## Entries:
########################################

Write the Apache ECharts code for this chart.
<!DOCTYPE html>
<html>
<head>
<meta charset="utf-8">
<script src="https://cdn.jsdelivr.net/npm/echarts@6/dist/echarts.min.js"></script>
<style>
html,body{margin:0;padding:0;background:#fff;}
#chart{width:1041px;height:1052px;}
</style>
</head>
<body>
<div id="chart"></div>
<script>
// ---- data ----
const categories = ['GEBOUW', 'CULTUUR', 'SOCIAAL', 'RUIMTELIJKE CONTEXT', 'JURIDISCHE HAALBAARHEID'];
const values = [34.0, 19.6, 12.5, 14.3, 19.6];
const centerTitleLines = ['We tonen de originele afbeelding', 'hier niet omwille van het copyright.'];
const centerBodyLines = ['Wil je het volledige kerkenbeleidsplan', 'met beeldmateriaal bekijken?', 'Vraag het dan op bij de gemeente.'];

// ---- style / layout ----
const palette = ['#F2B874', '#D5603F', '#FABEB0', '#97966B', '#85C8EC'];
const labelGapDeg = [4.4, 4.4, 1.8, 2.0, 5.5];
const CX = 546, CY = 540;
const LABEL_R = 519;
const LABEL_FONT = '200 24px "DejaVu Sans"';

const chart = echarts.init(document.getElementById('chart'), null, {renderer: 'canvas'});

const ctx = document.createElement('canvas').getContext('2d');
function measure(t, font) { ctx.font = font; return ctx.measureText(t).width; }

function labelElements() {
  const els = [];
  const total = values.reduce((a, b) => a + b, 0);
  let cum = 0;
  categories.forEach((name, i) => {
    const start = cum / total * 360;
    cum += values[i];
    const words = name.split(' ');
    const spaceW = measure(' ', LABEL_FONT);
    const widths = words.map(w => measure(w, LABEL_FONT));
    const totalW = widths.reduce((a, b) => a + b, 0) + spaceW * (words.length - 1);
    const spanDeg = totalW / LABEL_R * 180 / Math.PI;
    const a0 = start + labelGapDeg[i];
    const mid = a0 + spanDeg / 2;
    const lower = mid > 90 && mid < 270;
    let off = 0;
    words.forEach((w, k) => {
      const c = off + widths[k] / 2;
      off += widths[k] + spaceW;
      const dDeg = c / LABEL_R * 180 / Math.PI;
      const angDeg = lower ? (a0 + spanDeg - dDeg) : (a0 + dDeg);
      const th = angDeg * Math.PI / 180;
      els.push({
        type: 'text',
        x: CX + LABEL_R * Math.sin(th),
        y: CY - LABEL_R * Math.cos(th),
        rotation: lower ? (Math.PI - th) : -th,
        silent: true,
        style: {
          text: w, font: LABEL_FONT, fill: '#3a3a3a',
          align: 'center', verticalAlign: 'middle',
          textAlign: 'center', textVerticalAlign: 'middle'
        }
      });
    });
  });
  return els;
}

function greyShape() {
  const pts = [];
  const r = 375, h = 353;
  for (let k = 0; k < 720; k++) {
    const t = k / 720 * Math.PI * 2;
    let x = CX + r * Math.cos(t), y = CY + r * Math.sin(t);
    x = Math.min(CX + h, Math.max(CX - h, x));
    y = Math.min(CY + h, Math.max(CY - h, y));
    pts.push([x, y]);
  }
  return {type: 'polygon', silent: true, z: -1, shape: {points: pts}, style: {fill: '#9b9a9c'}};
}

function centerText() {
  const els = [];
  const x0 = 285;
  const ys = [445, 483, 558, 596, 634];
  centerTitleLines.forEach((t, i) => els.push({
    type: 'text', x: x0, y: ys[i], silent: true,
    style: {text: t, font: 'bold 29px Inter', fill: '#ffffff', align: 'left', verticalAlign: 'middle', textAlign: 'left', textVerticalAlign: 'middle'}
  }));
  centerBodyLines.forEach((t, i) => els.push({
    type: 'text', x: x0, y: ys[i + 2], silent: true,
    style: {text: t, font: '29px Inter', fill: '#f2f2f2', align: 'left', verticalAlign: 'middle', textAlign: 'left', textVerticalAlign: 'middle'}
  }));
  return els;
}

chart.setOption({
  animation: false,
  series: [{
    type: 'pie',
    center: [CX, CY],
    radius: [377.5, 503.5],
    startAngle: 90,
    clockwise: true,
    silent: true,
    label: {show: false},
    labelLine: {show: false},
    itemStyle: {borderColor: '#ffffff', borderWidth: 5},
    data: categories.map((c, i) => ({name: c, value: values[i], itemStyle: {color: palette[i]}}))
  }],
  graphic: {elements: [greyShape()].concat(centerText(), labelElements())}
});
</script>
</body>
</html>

########################################

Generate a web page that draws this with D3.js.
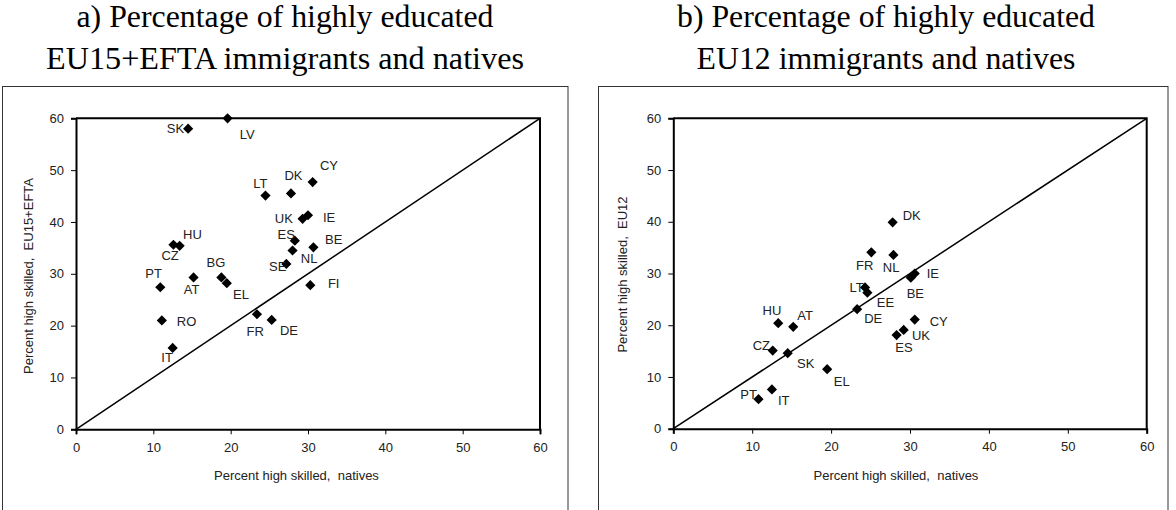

########################################

## Request:
Start at the line with "Write the Apache ECharts code for this chart." and stop after the line with "function measure(t, font)". Repeat exactly the lines in that range.

## Final answer:
Write the Apache ECharts code for this chart.
<!DOCTYPE html>
<html>
<head>
<meta charset="utf-8">
<script src="https://cdn.jsdelivr.net/npm/echarts@6/dist/echarts.min.js"></script>
<style>
html,body{margin:0;padding:0;background:#fff;}
#chart{width:1041px;height:1052px;}
</style>
</head>
<body>
<div id="chart"></div>
<script>
// ---- data ----
const categories = ['GEBOUW', 'CULTUUR', 'SOCIAAL', 'RUIMTELIJKE CONTEXT', 'JURIDISCHE HAALBAARHEID'];
const values = [34.0, 19.6, 12.5, 14.3, 19.6];
const centerTitleLines = ['We tonen de originele afbeelding', 'hier niet omwille van het copyright.'];
const centerBodyLines = ['Wil je het volledige kerkenbeleidsplan', 'met beeldmateriaal bekijken?', 'Vraag het dan op bij de gemeente.'];

// ---- style / layout ----
const palette = ['#F2B874', '#D5603F', '#FABEB0', '#97966B', '#85C8EC'];
const labelGapDeg = [4.4, 4.4, 1.8, 2.0, 5.5];
const CX = 546, CY = 540;
const LABEL_R = 519;
const LABEL_FONT = '200 24px "DejaVu Sans"';

const chart = echarts.init(document.getElementById('chart'), null, {renderer: 'canvas'});

const ctx = document.createElement('canvas').getContext('2d');
function measure(t, font) { ctx.font = font; return ctx.measureText(t).width; }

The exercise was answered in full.